Because I feel more connected with my body now, I want to look much more deeply at what we are doing to the earth. Where we are drilling, what we are drilling, why we are drilling – fracking and cutting off mountain tops. How we don’t see the earth as this living organism just like our bodies. Everything that was happening in my body with the cancer reminded me of the carelessness with which we treat the earth, treat life, treat bodies, treat ourselves – the dishonoring.
You told the stories of women being raped in the public square, of women watching as their sons and husbands were marched away. You wrote of needing to find the invisible underlying story that connected everything. What is that and did you find it?
There is a story of disconnectedness that runs through the planet, the lack of living in our bodies that allows us to continue living in a dis-compassionate way, that allows us to not feel the suffering of other people. We bring so many people up to disconnect in their hearts. We do that to boys much earlier than we do to girls. The lack of value of the heart, the lack of respect for the heart. What allows people to rape a woman who is screaming, “stop, stop, stop”? What allows us to separate loved ones from screaming people? There is a level of disassociation and compassion that has to operate for that to happen. That is a massive story throughout the planet. It doesn’t matter where I go, I see this same phenomenon.
How do we hear more of that story, spread that story?
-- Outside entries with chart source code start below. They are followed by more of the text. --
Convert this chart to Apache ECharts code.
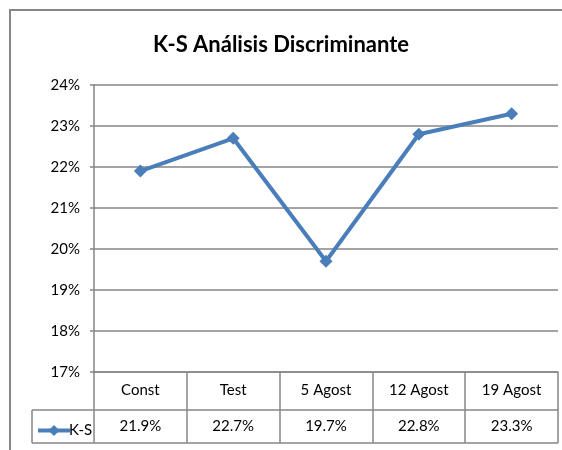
<!DOCTYPE html>
<html>
<head>
<meta charset="utf-8">
<script src="https://cdn.jsdelivr.net/npm/echarts@6/dist/echarts.min.js"></script>
<style>
  html, body { margin: 0; padding: 0; background: #fff; }
  #chart { width: 562px; height: 450px; }
</style>
</head>
<body>
<div id="chart"></div>
<script>
// chart data
const categories = ['Const', 'Test', '5 Agost', '12 Agost', '19 Agost']
const ksValues = [21.9, 22.7, 19.7, 22.8, 23.3]
const seriesName = 'K-S'

const font = 'Lato, "Open Sans", sans-serif'
const gridColor = '#868686'
const lineColor = '#4a7ebb'

const chart = echarts.init(document.getElementById('chart'))

const option = {
  animation: false,
  textStyle: { fontFamily: font },
  title: {
    text: 'K-S Análisis Discriminante',
    left: 'center',
    top: 29,
    textStyle: { fontFamily: font, fontSize: 22, fontWeight: 'bold', color: '#000' },
  },
  legend: {
    left: 31,
    top: 418,
    itemWidth: 32,
    itemHeight: 14,
    itemGap: 0,
    lineStyle: { width: 4 },
    textStyle: { fontFamily: font, fontSize: 15, color: '#000', padding: [0, 0, 0, -6] },
    data: [seriesName],
  },
  grid: { left: 94, right: 4, top: 85, bottom: 78, containLabel: false },
  xAxis: [
    {
      type: 'category',
      data: categories,
      boundaryGap: true,
      axisLine: { show: true, lineStyle: { color: gridColor, width: 1.5 } },
      axisTick: { show: true, length: 71, lineStyle: { color: gridColor, width: 1.5 } },
      axisLabel: { margin: 11, fontSize: 15, color: '#000', fontFamily: font },
    },
    {
      type: 'category',
      data: categories,
      position: 'bottom',
      offset: 38,
      boundaryGap: true,
      axisLine: { show: false },
      axisTick: { show: false },
      axisLabel: {
        margin: 9,
        fontSize: 15,
        color: '#000',
        fontFamily: font,
        formatter: (v, i) => ksValues[i].toFixed(1) + '%',
      },
    },
  ],
  yAxis: {
    type: 'value',
    min: 17,
    max: 24,
    interval: 1,
    axisLine: { show: true, lineStyle: { color: gridColor, width: 1.5 } },
    axisTick: { show: true, length: 4, lineStyle: { color: gridColor, width: 1.5 } },
    axisLabel: { margin: 14, fontSize: 15, color: '#000', fontFamily: font, formatter: (v) => v + '%' },
    splitLine: { show: true, lineStyle: { color: gridColor, width: 1.5 } },
  },
  series: [
    {
      name: seriesName,
      type: 'line',
      data: ksValues,
      symbol: 'diamond',
      symbolSize: 13,
      lineStyle: { color: lineColor, width: 4 },
      itemStyle: { color: lineColor },
    },
  ],
  graphic: [
    // outer chart border
    { type: 'rect', shape: { x: 10, y: 10, width: 600, height: 500 }, style: { fill: 'none', stroke: gridColor, lineWidth: 2 } },
    // data table borders
    { type: 'line', shape: { x1: 32, y1: 410, x2: 558, y2: 410 }, style: { stroke: gridColor, lineWidth: 1.5 } },
    { type: 'line', shape: { x1: 32, y1: 443, x2: 558, y2: 443 }, style: { stroke: gridColor, lineWidth: 1.5 } },
    { type: 'line', shape: { x1: 32, y1: 410, x2: 32, y2: 443 }, style: { stroke: gridColor, lineWidth: 1.5 } },
  ],
}

chart.setOption(option)
</script>
</body>
</html>
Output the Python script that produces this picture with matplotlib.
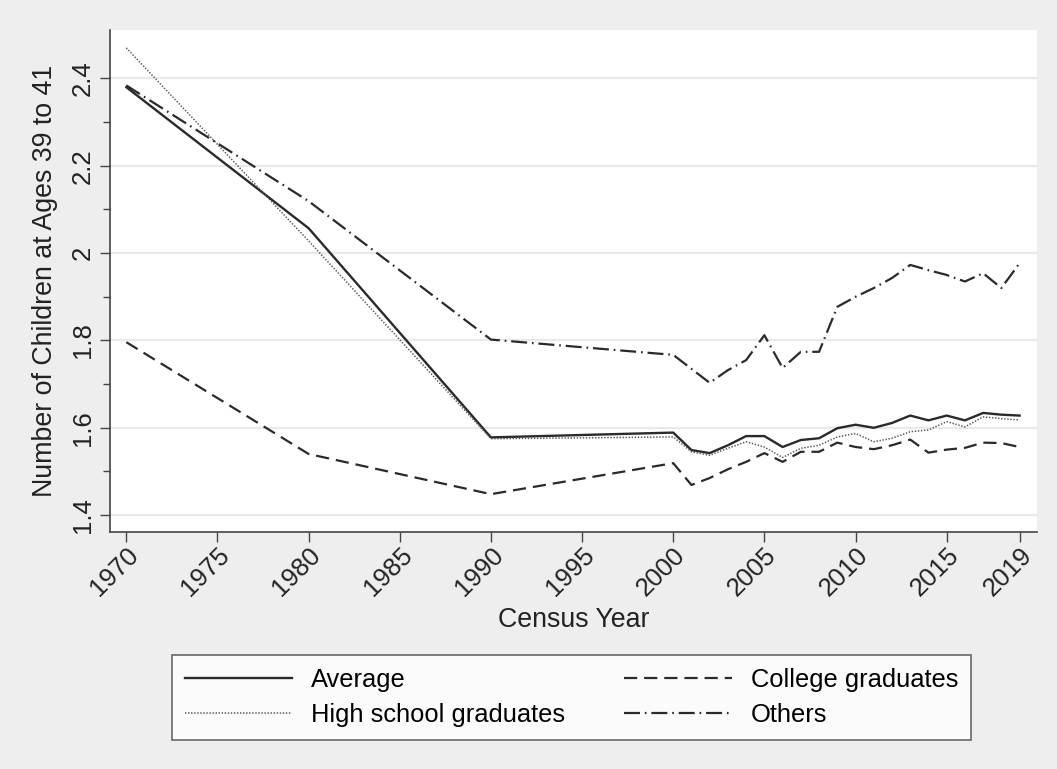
import numpy as np
import matplotlib.pyplot as plt

plt.rcParams['font.family'] = ['Liberation Sans', 'DejaVu Sans']
plt.rcParams['lines.scale_dashes'] = False

# Census years and average number of children at ages 39-41
years = [1970, 1980, 1990, 2000, 2001, 2002, 2003, 2004, 2005, 2006, 2007,
         2008, 2009, 2010, 2011, 2012, 2013, 2014, 2015, 2016, 2017, 2018, 2019]

average = [2.38, 2.057, 1.578, 1.589, 1.549, 1.542, 1.560, 1.581, 1.581, 1.556,
           1.572, 1.576, 1.599, 1.607, 1.600, 1.611, 1.628, 1.617, 1.628, 1.617,
           1.634, 1.630, 1.628]
college = [1.796, 1.540, 1.448, 1.519, 1.469, 1.485, 1.505, 1.522, 1.542, 1.522,
           1.545, 1.545, 1.566, 1.556, 1.551, 1.560, 1.573, 1.543, 1.550, 1.554,
           1.566, 1.565, 1.556]
high_school = [2.470, 2.028, 1.575, 1.579, 1.545, 1.537, 1.553, 1.568, 1.556, 1.532,
               1.553, 1.560, 1.579, 1.587, 1.568, 1.576, 1.591, 1.595, 1.614, 1.602,
               1.625, 1.621, 1.618]
others = [2.384, 2.119, 1.802, 1.767, 1.735, 1.703, 1.732, 1.755, 1.812, 1.737,
          1.774, 1.774, 1.877, 1.900, 1.920, 1.943, 1.973, 1.961, 1.950, 1.935,
          1.954, 1.920, 1.977]

xticks = [1970, 1975, 1980, 1985, 1990, 1995, 2000, 2005, 2010, 2015, 2019]
yticks = [1.4, 1.6, 1.8, 2.0, 2.2, 2.4]
ytick_labels = ['1.4', '1.6', '1.8', '2', '2.2', '2.4']

bg = '#eeeeee'
ink = '#2a2a2a'
text_col = '#222222'

fig = plt.figure(figsize=(10.57, 7.69), dpi=100, facecolor=bg)
ax = fig.add_axes([0.104, 0.308, 0.877, 0.653])
ax.set_facecolor('white')

ax.plot(years, average, color=ink, lw=1.7, linestyle='-', label='Average')
ax.plot(years, high_school, color='#555555', lw=1.1,
        linestyle=(0, (1.0, 1.2)), label='High school graduates')
ax.plot(years, college, color=ink, lw=1.6,
        linestyle=(0, (9.5, 5.0)), label='College graduates')
ax.plot(years, others, color=ink, lw=1.6,
        linestyle=(0, (11.5, 3.5, 1.2, 3.5)), label='Others')

ax.set_xlim(1969.1, 2019.95)
ax.set_ylim(1.361, 2.511)

ax.set_yticks(yticks)
ax.set_yticklabels(ytick_labels)
ax.set_yticks(np.arange(1.5, 2.45, 0.2), minor=True)
ax.set_xticks(xticks)
ax.set_xticklabels([str(y) for y in xticks], rotation=45, ha='right', va='top',
                   rotation_mode='anchor')

ax.grid(axis='y', which='major', color='#e9e9e9', lw=1.6)
ax.set_axisbelow(True)

for side in ['top', 'right']:
    ax.spines[side].set_visible(False)
for side in ['left', 'bottom']:
    ax.spines[side].set_color('#444444')
    ax.spines[side].set_linewidth(1.2)

ax.tick_params(axis='both', which='major', length=7, width=1.0, color='#444444',
               labelsize=18.5, labelcolor=text_col)
ax.tick_params(axis='y', which='minor', length=5, width=1.0, color='#444444')
ax.tick_params(axis='y', which='major', pad=4)
ax.tick_params(axis='x', which='major', pad=1)
for lab in ax.get_yticklabels():
    lab.set_rotation(90)
    lab.set_va('center')

ax.set_xlabel('Census Year', fontsize=19.3, color=text_col)
ax.xaxis.set_label_coords(0.5, -0.175)
ax.xaxis.label.set_va('center')
ax.set_ylabel('Number of Children at Ages 39 to 41', fontsize=19.3, color=text_col)
ax.yaxis.set_label_coords(-0.070, 0.5)
ax.yaxis.label.set_va('center')

leg = fig.legend(loc='center', bbox_to_anchor=(0.5407, 0.093), ncol=2,
                 fontsize=18.4, frameon=True, fancybox=False, handlelength=4.2,
                 handletextpad=0.75, columnspacing=2.3, labelspacing=0.45,
                 borderpad=0.5, borderaxespad=0)
leg.get_frame().set_edgecolor('#444444')
leg.get_frame().set_linewidth(1.2)
leg.get_frame().set_facecolor('white')

fig.savefig('out.png', dpi=100, facecolor=bg)
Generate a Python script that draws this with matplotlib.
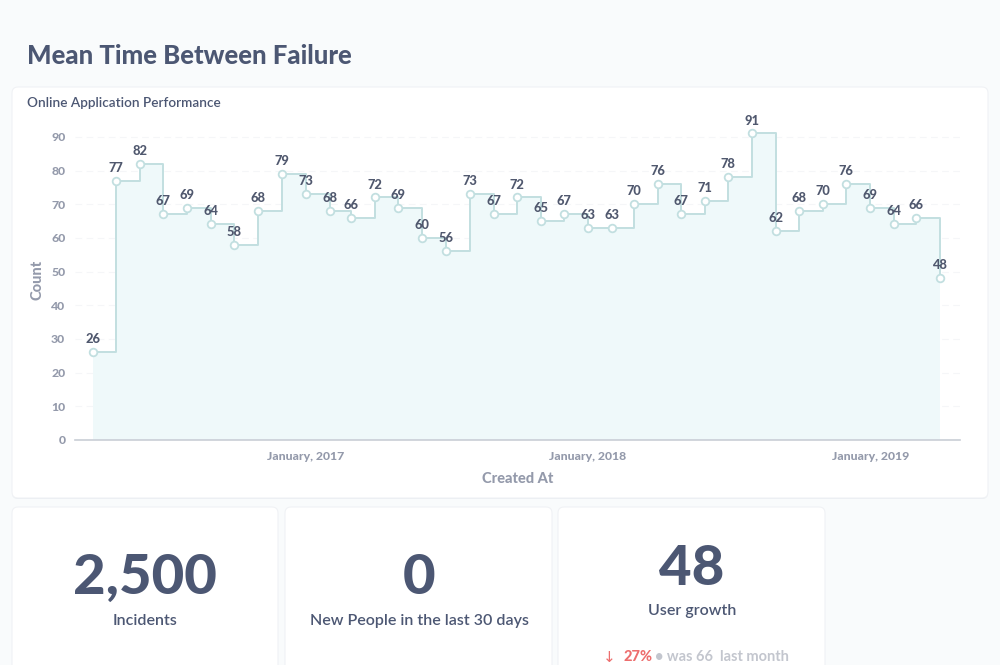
import matplotlib
matplotlib.use("Agg")
import matplotlib.pyplot as plt
import matplotlib.dates as mdates
from matplotlib.patches import FancyBboxPatch
import pandas as pd
import numpy as np

plt.rcParams['font.family'] = ['Lato', 'DejaVu Sans']

# ---- data ----
start_month = "2016-04-01"
counts = [26, 77, 82, 67, 69, 64, 58, 68, 79, 73, 68, 66, 72, 69, 60, 56, 73,
          67, 72, 65, 67, 63, 63, 70, 76, 67, 71, 78, 91, 62, 68, 70, 76, 69,
          64, 66, 48]
y_ticks = [0, 10, 20, 30, 40, 50, 60, 70, 80, 90]
x_tick_dates = ["2017-01-01", "2018-01-01", "2019-01-01"]
x_tick_labels = ["January, 2017", "January, 2018", "January, 2019"]

title = "Mean Time Between Failure"
card_title = "Online Application Performance"
scalar_values = ["2,500", "0", "48"]
scalar_labels = ["Incidents", "New People in the last 30 days", "User growth"]
delta_pct = "27%"
delta_rest = "• was 66  last month"

months = pd.date_range(start_month, periods=len(counts), freq="MS")

W, H = 1000, 665
fig = plt.figure(figsize=(W / 100, H / 100), dpi=100)
fig.patch.set_facecolor("#F9FBFC")

# background axes in pixel coordinates
bg = fig.add_axes([0, 0, 1, 1])
bg.set_xlim(0, W)
bg.set_ylim(H, 0)
bg.axis("off")
bg.set_zorder(0)

DARK = "#4C5773"
GREY = "#949AAB"


def card(x0, y0, x1, y1):
    sh = FancyBboxPatch((x0, y0 + 1), x1 - x0, y1 - y0,
                        boxstyle="round,pad=0,rounding_size=6",
                        fc="#E9EDF1", ec="none", zorder=1)
    bg.add_patch(sh)
    p = FancyBboxPatch((x0, y0), x1 - x0, y1 - y0,
                       boxstyle="round,pad=0,rounding_size=6",
                       fc="white", ec="#F0F2F5", lw=0.8, zorder=2)
    bg.add_patch(p)


card(12, 87, 988, 498)
card(12, 507, 278, 672)
card(285, 507, 552, 672)
card(558, 507, 825, 672)

bg.text(27, 56, title, fontsize=18.5, fontweight="black", color=DARK,
        va="center", ha="left", zorder=3)
bg.text(27, 103, card_title, fontsize=9.8, fontweight="semibold", color=DARK,
        va="center", ha="left", zorder=3)

# scalar cards
centers = [145, 419, 692]
big_y = [578, 578, 569]
lab_y = [621, 621, 611]
for cx, by, ly, v, l in zip(centers, big_y, lab_y, scalar_values, scalar_labels):
    bg.text(cx, by, v, fontsize=40.5, fontweight="black", color=DARK,
            ha="center", va="center", zorder=3)
    bg.text(cx, ly, l, fontsize=11.5, fontweight="semibold", color=DARK,
            ha="center", va="center", zorder=3)

bg.text(609, 657, "↓", fontsize=11, color="#ED6E6E", ha="center",
        va="center", zorder=3, family=["DejaVu Sans"])
bg.text(623, 657, delta_pct, fontsize=10.5, fontweight="black",
        color="#ED6E6E", ha="left", va="center", zorder=3)
bg.text(655, 657, delta_rest, fontsize=10.5, fontweight="bold",
        color="#C3C6CE", ha="left", va="center", zorder=3)

# ---- chart axes ----
ax_left, ax_right = 75, 960
ax_bottom, ax_top = 440, 120
ax = fig.add_axes([ax_left / W, 1 - ax_bottom / H,
                   (ax_right - ax_left) / W, (ax_bottom - ax_top) / H])
ax.set_zorder(5)
ax.patch.set_alpha(0)

LINE = "#C2DFE0"
FILL = "#EFF9FA"

xn = mdates.date2num(months)
ax.fill_between(months, counts, step="post", color=FILL, lw=0, zorder=1)
ax.step(months, counts, where="post", color=LINE, lw=1.4, zorder=3)
ax.plot(months, counts, ls="none", marker="o", ms=5.5, mfc="white",
        mec=LINE, mew=1.3, zorder=4)

for d, v in zip(months, counts):
    ax.annotate(str(v), (d, v), xytext=(0, 5), textcoords="offset points",
                ha="center", va="bottom", fontsize=9.3, fontweight="black",
                color="#50586E", zorder=6, annotation_clip=False)

ax.set_ylim(0, 95)
ax.set_xlim(xn[0] - 23, xn[-1] + 26)
ax.set_yticks(y_ticks)
ax.set_xticks(pd.to_datetime(x_tick_dates))
ax.set_xticklabels(x_tick_labels)

for s in ["top", "right", "left"]:
    ax.spines[s].set_visible(False)
ax.spines["bottom"].set_color("#C9CED6")
ax.spines["bottom"].set_linewidth(1.2)

ax.tick_params(axis="y", length=0, pad=7, labelsize=8.8, labelcolor=GREY)
ax.tick_params(axis="x", length=0, pad=8, labelsize=8.8,
               labelcolor=GREY)
for lab in ax.get_xticklabels() + ax.get_yticklabels():
    lab.set_fontweight("black")

ax.grid(axis="y", color="#F5F6F8", lw=0.8, ls=(0, (6, 4)), zorder=0)
ax.set_axisbelow(True)

ax.set_ylabel("Count", fontsize=10.5, fontweight="black", color=GREY,
              labelpad=5)
ax.set_xlabel("Created At", fontsize=10.5, fontweight="black", color=GREY,
              labelpad=7)

fig.savefig("out.png", dpi=100, facecolor=fig.get_facecolor())
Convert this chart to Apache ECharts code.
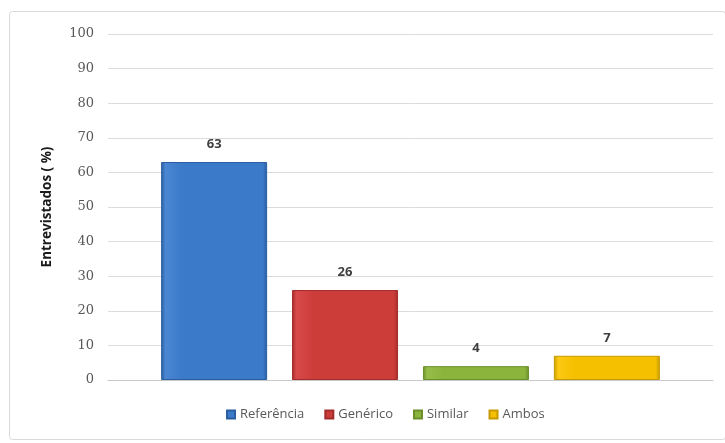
<!DOCTYPE html>
<html>
<head>
<meta charset="utf-8">
<script src="https://cdn.jsdelivr.net/npm/echarts@6/dist/echarts.min.js"></script>
<style>
  html, body { margin: 0; padding: 0; background: #ffffff; }
  #chart { width: 725px; height: 443px; }
</style>
</head>
<body>
<div id="chart"></div>
<script>
// Share of respondents by type of medicine used
const seriesNames = ['Referência', 'Genérico', 'Similar', 'Ambos'];
const seriesValues = [63, 26, 4, 7];
const yTicks = [0, 10, 20, 30, 40, 50, 60, 70, 80, 90, 100];
const barColors = [
  ['#4a86d2', '#3b79c9', '#2a5e9f'],
  ['#d8494a', '#cc3d3a', '#a32c2a'],
  ['#96bd48', '#8ab43c', '#6b8e2a'],
  ['#fcc914', '#f5c000', '#c79a00']
];

// bars with darker bevelled edges
function bevel(c) {
  return new echarts.graphic.LinearGradient(0, 0, 1, 0, [
    { offset: 0, color: c[2] },
    { offset: 0.04, color: c[0] },
    { offset: 0.2, color: c[1] },
    { offset: 0.96, color: c[1] },
    { offset: 1, color: c[2] }
  ]);
}

const chart = echarts.init(document.getElementById('chart'));
chart.setOption({
  animation: false,
  backgroundColor: '#ffffff',
  graphic: [{
    type: 'rect',
    shape: { x: 9.5, y: 11.5, width: 716, height: 428, r: 3 },
    style: { fill: 'none', stroke: '#d9d9d9', lineWidth: 1 },
    silent: true
  }],
  grid: { left: 108, right: 12, top: 34, bottom: 63 },
  legend: {
    bottom: 17,
    left: 221,
    itemWidth: 8,
    itemHeight: 8,
    itemGap: 20,
    icon: 'rect',
    textStyle: { color: '#595959', fontSize: 13, fontFamily: 'Open Sans' },
    data: seriesNames.map((n, i) => ({ name: n, itemStyle: { color: barColors[i][1] } }))
  },
  xAxis: {
    type: 'category',
    data: [''],
    axisLine: { show: true, lineStyle: { color: '#c8c8c8' } },
    axisTick: { show: false },
    axisLabel: { show: false }
  },
  yAxis: {
    type: 'value',
    min: yTicks[0],
    max: yTicks[yTicks.length - 1],
    interval: 10,
    name: 'Entrevistados ( %)',
    nameLocation: 'middle',
    nameGap: 54,
    nameRotate: 90,
    nameTextStyle: { color: '#1a1a1a', fontSize: 13.5, fontWeight: 'bold', fontFamily: 'Open Sans' },
    axisLine: { show: false },
    axisTick: { show: false },
    axisLabel: { color: '#595959', fontSize: 13, fontFamily: 'DejaVu Serif', margin: 14 },
    splitLine: { lineStyle: { color: '#dcdcdc' } }
  },
  series: seriesNames.map((name, i) => ({
    name: name,
    type: 'bar',
    data: [seriesValues[i]],
    barWidth: 106,
    barGap: '23.5%',
    itemStyle: {
      color: bevel(barColors[i]),
      borderColor: barColors[i][2],
      borderWidth: 1
    },
    label: {
      show: true,
      position: 'top',
      distance: 11,
      color: '#404040',
      fontSize: 13,
      fontWeight: 'bold',
      fontFamily: 'Open Sans'
    }
  }))
});
</script>
</body>
</html>
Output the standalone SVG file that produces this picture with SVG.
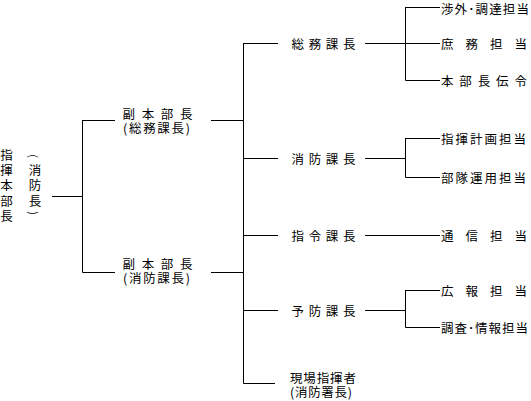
<svg xmlns="http://www.w3.org/2000/svg" width="531" height="401" viewBox="0 0 531 401">
<style>
text{font-family:"Noto Sans CJK JP","Noto Sans CJK SC",sans-serif;font-size:12.5px;fill:#000;dominant-baseline:central}
.v{text-anchor:middle}
.p{font-size:11px}
#connectors path{stroke:#000;stroke-width:1;fill:none}
</style>
<rect width="531" height="401" fill="#fff"/>
<g id="connectors">
<path d="M52,196.5H82.5M82.5,120V272.5M82.5,120.5H115M82.5,272.5H115M211,120.5H243.5M211,272.5H243.5M243.5,43V383.5"/>
<path d="M243.5,43.5H278M243.5,158.5H278M243.5,235.5H278M243.5,310.5H278M243.5,383.5H275"/>
<path d="M365,43.5H440M405.5,7V80.5M405.5,7.5H440M405.5,80.5H440"/>
<path d="M365,158.5H405.5M405.5,138V177.5M405.5,138.5H440M405.5,177.5H440"/>
<path d="M365,235.5H440"/>
<path d="M365,310.5H405.5M405.5,290V327.5M405.5,290.5H440M405.5,327.5H440"/>
</g>
<g id="n-honbucho">
<text class="v" x="6.5" y="154">指</text>
<text class="v" x="6.5" y="169">揮</text>
<text class="v" x="6.5" y="184">本</text>
<text class="v" x="6.5" y="200">部</text>
<text class="v" x="6.5" y="215">長</text>
<text class="v p" x="34" y="156" transform="rotate(90 34 156)">(</text>
<text class="v" x="35" y="169">消</text>
<text class="v" x="35" y="184">防</text>
<text class="v" x="35" y="200">長</text>
<text class="v p" x="34" y="213" transform="rotate(90 34 213)">)</text>
</g>
<g id="n-fuku1">
<text x="122.5" y="113" textLength="70" lengthAdjust="spacing">副本部長</text>
<text x="123" y="127" textLength="67" lengthAdjust="spacing">(総務課長)</text>
</g>
<g id="n-fuku2">
<text x="122.5" y="263" textLength="70" lengthAdjust="spacing">副本部長</text>
<text x="123" y="277" textLength="67" lengthAdjust="spacing">(消防課長)</text>
</g>
<g id="n-somu"><text x="291.5" y="43" textLength="64" lengthAdjust="spacing">総務課長</text></g>
<g id="n-shobo"><text x="291.5" y="158" textLength="64" lengthAdjust="spacing">消防課長</text></g>
<g id="n-shirei"><text x="291.5" y="235" textLength="64" lengthAdjust="spacing">指令課長</text></g>
<g id="n-yobo"><text x="291.5" y="310" textLength="64" lengthAdjust="spacing">予防課長</text></g>
<g id="n-genba">
<text x="290" y="377" textLength="66" lengthAdjust="spacing">現場指揮者</text>
<text x="290" y="391" textLength="62" lengthAdjust="spacing">(消防署長)</text>
</g>
<g id="n-shogai"><text x="441" y="8" textLength="88" lengthAdjust="spacing">渉外･調達担当</text></g>
<g id="n-shomu"><text x="441" y="43" textLength="86" lengthAdjust="spacing">庶務担当</text></g>
<g id="n-denrei"><text x="441" y="80" textLength="86" lengthAdjust="spacing">本部長伝令</text></g>
<g id="n-keikaku"><text x="441" y="138" textLength="85" lengthAdjust="spacing">指揮計画担当</text></g>
<g id="n-unyo"><text x="441" y="177" textLength="85" lengthAdjust="spacing">部隊運用担当</text></g>
<g id="n-tsushin"><text x="441" y="235" textLength="86" lengthAdjust="spacing">通信担当</text></g>
<g id="n-koho"><text x="441" y="290" textLength="86" lengthAdjust="spacing">広報担当</text></g>
<g id="n-chosa"><text x="441" y="327" textLength="87" lengthAdjust="spacing">調査･情報担当</text></g>
</svg>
We have to encourage women, particularly, to tell their stories, to trust their stories – to write their stories, to sing their stories, to dance their stories, to write plays about their stories, to do films about their stories. And to trust their narrative. To trust the way they see the world. And to trust what they know. I think we know so much more than we are trusting. I think we have knowledge and empathies and intuitions that we discount or we erase or we don’t listen to because we’ve been told we are crazy. We need to create platforms and create dialogues about where people really are, where we really are.
Where do you find hope?
I am very hopeful right now. I survived stage 3/4 cancer and I am three years cancer free and I am alive. I have no complaints. There is enormous gratitude that rules my life. And also I am witnessing the horrors on this planet. I am also witnessing amazing things. We saw a billion women rise up on the planet last year to stand up to say no to violence. There were 5500 events this year in 1800 places with women doing the [“Vagina Monologues”] play and telling their own stories. Women are standing up and changing laws and fighting for their rights and transforming things. At City of Joy, we’ve had three graduating classes. That’s hopeful-making. Does that mean things are good in the Congo? No, things are terrible in the Congo. There is insane violence. But there is also this other current rising up and I choose to focus on that. I’m here. I’m going to focus on where we can move forward and where we can transform things.